═══ INFORMATION GIVEN ═══

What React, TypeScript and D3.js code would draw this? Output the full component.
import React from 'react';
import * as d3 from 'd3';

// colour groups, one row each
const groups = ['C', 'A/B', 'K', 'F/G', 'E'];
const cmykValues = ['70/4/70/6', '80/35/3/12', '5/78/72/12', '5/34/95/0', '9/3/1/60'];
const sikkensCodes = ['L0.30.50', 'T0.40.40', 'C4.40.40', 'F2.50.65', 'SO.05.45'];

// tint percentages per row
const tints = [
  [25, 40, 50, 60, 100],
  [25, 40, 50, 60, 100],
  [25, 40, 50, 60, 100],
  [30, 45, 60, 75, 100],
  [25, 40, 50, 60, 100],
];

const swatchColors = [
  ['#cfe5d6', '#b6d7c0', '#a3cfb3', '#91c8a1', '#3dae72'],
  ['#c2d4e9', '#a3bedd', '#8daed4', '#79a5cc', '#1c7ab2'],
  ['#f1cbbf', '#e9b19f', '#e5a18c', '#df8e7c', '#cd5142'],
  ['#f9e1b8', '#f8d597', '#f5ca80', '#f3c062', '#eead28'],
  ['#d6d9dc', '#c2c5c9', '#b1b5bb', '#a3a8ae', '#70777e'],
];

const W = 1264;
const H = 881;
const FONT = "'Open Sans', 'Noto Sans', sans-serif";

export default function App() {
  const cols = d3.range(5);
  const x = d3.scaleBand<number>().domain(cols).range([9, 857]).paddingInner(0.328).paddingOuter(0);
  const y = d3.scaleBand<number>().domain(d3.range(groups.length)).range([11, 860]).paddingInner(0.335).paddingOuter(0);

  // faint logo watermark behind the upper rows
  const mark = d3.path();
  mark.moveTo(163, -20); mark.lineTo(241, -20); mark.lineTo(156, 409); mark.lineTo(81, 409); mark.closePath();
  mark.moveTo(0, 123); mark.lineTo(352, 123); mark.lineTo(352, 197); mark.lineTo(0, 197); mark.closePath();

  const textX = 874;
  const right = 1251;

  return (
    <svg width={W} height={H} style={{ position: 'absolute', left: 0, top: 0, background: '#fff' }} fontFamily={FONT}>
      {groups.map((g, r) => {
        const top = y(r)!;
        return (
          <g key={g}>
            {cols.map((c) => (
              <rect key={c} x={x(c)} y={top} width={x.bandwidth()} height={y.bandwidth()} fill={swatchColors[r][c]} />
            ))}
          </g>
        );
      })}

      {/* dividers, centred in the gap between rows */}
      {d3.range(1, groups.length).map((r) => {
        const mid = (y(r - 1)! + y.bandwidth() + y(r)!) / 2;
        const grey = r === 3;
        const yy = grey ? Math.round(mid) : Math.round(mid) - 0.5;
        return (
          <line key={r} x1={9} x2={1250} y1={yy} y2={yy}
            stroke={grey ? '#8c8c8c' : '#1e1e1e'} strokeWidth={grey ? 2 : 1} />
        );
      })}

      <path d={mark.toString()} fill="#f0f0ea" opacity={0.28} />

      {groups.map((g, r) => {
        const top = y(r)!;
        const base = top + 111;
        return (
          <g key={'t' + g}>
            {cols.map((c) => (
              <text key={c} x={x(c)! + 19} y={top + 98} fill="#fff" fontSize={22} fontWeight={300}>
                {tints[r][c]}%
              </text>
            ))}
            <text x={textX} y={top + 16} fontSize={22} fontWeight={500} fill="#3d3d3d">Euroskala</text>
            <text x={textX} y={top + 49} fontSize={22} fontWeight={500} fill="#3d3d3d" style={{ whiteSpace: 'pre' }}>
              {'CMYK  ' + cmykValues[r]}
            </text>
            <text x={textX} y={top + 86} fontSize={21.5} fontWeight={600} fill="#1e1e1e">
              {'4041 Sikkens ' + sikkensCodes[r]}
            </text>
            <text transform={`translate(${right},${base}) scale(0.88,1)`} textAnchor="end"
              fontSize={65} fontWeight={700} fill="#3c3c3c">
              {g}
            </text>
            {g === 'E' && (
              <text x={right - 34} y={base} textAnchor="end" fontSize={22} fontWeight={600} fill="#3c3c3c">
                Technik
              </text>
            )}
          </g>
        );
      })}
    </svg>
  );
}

═══
═══ INFORMATION GIVEN ═══

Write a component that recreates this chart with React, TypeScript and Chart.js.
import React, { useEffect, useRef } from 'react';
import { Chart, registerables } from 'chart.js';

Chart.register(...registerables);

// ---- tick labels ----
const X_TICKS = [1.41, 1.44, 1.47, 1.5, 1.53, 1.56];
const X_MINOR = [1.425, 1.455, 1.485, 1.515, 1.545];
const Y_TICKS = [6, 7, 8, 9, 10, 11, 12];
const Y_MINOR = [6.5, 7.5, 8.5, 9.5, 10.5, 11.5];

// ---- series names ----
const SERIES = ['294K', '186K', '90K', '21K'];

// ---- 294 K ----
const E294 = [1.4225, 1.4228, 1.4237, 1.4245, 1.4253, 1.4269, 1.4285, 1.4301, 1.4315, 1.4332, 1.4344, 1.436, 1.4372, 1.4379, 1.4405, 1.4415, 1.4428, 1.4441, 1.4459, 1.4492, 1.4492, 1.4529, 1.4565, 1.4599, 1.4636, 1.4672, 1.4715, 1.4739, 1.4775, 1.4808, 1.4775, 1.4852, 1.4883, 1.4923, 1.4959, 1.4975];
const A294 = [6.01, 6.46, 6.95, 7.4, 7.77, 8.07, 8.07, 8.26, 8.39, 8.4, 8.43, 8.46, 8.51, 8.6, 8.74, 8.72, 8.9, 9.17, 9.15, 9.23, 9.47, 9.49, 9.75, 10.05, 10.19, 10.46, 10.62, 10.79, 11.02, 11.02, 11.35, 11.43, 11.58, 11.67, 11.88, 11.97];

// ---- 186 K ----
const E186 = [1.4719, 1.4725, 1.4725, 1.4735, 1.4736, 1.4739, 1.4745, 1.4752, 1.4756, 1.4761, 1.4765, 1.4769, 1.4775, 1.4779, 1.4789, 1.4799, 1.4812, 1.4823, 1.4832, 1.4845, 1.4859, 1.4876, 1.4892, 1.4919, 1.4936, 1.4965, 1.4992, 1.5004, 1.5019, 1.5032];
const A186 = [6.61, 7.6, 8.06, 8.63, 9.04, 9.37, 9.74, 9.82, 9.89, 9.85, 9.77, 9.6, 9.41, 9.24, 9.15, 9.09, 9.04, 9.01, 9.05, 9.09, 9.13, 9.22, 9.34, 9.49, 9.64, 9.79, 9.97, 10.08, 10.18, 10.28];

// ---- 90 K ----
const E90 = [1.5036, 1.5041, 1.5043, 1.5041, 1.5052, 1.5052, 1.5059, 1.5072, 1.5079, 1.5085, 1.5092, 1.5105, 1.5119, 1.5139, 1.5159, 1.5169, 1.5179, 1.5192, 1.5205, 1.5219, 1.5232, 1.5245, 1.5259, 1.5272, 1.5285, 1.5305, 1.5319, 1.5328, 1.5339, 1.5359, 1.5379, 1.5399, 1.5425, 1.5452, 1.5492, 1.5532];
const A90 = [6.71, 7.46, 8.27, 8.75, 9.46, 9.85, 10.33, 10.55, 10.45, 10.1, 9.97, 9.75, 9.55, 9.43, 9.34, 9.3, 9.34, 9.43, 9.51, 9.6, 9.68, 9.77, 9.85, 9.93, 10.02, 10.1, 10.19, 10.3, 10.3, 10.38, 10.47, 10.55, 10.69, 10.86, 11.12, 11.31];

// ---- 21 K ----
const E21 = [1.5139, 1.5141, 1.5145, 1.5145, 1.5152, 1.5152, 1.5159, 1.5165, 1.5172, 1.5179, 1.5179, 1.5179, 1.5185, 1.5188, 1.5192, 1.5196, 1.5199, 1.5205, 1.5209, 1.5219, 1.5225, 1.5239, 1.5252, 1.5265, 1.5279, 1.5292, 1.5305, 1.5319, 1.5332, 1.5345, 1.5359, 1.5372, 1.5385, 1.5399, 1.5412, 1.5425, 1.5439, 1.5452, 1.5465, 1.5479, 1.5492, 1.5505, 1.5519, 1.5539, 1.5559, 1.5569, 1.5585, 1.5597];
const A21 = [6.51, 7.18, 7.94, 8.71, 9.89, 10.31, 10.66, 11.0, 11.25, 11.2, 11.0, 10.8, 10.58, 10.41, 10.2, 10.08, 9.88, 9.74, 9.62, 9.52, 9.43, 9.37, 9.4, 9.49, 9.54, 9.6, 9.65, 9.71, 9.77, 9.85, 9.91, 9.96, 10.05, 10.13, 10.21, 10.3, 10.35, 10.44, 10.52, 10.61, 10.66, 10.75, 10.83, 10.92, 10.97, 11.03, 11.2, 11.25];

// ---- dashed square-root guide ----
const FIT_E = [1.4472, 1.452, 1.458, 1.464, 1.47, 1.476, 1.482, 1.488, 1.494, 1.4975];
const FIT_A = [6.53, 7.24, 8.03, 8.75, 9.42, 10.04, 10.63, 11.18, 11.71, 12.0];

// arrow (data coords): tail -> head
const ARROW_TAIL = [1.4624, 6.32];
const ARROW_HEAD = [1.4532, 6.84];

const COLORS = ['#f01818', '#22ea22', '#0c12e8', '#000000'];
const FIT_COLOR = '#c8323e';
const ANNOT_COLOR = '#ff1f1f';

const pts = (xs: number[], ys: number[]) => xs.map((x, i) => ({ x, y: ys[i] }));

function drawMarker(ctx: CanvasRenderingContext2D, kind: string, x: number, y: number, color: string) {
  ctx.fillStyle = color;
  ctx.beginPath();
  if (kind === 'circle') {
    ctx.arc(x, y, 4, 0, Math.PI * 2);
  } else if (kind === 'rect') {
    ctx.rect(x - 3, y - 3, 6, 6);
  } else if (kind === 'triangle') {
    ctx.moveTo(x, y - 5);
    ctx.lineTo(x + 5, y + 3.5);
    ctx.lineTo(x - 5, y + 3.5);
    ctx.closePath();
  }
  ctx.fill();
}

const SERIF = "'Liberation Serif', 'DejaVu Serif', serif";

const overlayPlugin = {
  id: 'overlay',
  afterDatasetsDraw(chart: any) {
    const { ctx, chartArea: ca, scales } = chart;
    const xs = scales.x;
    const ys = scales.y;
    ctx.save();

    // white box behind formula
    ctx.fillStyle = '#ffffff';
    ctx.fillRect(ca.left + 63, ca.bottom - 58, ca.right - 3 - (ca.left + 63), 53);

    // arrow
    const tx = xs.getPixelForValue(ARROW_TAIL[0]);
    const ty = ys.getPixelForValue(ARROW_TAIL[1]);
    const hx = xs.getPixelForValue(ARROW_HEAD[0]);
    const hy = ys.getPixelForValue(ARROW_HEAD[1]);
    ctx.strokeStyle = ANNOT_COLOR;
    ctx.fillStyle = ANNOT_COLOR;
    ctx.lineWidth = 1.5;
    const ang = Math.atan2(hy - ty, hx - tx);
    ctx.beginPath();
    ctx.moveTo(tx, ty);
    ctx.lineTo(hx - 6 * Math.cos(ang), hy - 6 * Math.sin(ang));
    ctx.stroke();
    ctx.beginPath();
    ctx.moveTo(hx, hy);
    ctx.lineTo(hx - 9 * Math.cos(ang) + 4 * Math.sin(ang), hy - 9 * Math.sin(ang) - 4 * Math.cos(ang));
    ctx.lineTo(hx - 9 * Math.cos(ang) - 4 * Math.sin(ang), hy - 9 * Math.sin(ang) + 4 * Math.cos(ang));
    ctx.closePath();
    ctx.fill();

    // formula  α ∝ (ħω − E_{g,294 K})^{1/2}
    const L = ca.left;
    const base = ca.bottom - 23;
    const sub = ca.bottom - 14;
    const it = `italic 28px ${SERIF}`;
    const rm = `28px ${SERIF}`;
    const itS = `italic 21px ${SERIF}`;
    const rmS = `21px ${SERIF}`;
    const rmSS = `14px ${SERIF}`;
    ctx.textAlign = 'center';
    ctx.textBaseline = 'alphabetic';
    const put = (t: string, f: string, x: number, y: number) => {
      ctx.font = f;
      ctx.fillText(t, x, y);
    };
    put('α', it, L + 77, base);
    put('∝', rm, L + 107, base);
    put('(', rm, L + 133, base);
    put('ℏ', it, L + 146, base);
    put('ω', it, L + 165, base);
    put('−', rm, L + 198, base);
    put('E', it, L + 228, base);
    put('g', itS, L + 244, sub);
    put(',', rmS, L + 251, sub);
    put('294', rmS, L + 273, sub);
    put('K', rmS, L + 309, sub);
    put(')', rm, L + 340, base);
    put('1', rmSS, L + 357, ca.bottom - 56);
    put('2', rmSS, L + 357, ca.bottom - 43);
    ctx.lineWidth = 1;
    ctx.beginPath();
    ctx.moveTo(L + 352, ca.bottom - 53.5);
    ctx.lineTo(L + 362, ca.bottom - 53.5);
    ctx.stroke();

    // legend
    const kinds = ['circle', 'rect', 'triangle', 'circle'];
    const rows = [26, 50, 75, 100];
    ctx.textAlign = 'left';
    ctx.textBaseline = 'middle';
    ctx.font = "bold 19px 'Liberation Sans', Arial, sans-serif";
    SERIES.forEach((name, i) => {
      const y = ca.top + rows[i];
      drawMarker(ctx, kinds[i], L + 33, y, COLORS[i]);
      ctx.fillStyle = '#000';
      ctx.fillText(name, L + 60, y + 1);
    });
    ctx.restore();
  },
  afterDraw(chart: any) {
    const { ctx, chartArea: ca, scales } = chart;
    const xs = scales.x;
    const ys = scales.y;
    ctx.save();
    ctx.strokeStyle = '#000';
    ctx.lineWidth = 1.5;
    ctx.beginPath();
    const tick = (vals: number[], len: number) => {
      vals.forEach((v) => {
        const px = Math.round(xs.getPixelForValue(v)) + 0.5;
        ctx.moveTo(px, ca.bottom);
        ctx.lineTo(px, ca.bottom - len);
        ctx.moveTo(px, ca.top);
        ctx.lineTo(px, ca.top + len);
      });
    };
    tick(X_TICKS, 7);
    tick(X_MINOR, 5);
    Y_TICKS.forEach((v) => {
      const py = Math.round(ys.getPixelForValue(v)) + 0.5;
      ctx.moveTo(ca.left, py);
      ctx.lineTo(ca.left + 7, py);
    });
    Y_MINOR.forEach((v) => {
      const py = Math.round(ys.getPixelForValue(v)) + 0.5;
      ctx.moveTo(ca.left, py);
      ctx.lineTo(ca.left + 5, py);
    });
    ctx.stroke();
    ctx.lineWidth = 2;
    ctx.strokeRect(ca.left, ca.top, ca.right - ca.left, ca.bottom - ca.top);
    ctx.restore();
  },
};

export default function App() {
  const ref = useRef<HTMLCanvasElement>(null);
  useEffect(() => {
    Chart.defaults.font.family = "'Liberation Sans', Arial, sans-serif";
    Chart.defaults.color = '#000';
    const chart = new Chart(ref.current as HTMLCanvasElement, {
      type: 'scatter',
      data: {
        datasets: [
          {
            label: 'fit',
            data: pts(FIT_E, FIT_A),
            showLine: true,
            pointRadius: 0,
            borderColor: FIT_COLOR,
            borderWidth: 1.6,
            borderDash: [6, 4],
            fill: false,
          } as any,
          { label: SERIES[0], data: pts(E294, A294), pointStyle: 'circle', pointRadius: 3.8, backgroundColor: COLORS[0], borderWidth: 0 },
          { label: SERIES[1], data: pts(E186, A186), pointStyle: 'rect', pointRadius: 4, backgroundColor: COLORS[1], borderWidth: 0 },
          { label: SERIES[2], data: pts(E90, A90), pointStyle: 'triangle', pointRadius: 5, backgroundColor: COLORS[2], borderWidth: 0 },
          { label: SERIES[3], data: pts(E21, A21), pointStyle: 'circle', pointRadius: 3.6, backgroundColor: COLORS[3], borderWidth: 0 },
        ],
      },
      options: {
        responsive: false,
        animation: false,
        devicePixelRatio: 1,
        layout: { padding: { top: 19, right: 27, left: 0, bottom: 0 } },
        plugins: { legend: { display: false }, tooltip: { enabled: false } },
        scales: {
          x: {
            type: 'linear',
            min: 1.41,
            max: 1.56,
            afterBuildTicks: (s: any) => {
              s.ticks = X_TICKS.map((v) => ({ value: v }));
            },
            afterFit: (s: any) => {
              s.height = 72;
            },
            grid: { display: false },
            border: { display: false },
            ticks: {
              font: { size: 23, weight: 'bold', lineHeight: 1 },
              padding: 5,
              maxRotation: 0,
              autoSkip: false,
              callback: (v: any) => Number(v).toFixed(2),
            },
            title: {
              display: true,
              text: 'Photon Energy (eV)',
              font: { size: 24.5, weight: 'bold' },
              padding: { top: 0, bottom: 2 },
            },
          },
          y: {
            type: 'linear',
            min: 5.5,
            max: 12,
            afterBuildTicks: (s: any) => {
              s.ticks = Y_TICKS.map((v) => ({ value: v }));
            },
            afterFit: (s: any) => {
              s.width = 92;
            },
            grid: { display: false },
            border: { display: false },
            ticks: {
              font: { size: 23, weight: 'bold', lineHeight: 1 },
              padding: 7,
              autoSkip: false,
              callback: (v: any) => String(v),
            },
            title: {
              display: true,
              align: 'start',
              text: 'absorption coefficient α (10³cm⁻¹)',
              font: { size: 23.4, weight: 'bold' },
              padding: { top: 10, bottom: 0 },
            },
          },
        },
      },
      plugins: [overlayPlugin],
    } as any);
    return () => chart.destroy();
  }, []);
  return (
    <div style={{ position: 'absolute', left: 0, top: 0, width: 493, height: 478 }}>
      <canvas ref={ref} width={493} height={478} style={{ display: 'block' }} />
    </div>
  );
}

═══

• INSTRUCTIONS TO FOLLOW
Using the entries above, extract exactly the span from the line with "Write a component" to the line with "const SERIES = ['294K', '186K', '90K', '21K'];", both lines included; leave out everything else.

• RESULT BELOW
Write a component that recreates this chart with React, TypeScript and Chart.js.
import React, { useEffect, useRef } from 'react';
import { Chart, registerables } from 'chart.js';

Chart.register(...registerables);

// ---- tick labels ----
const X_TICKS = [1.41, 1.44, 1.47, 1.5, 1.53, 1.56];
const X_MINOR = [1.425, 1.455, 1.485, 1.515, 1.545];
const Y_TICKS = [6, 7, 8, 9, 10, 11, 12];
const Y_MINOR = [6.5, 7.5, 8.5, 9.5, 10.5, 11.5];

// ---- series names ----
const SERIES = ['294K', '186K', '90K', '21K'];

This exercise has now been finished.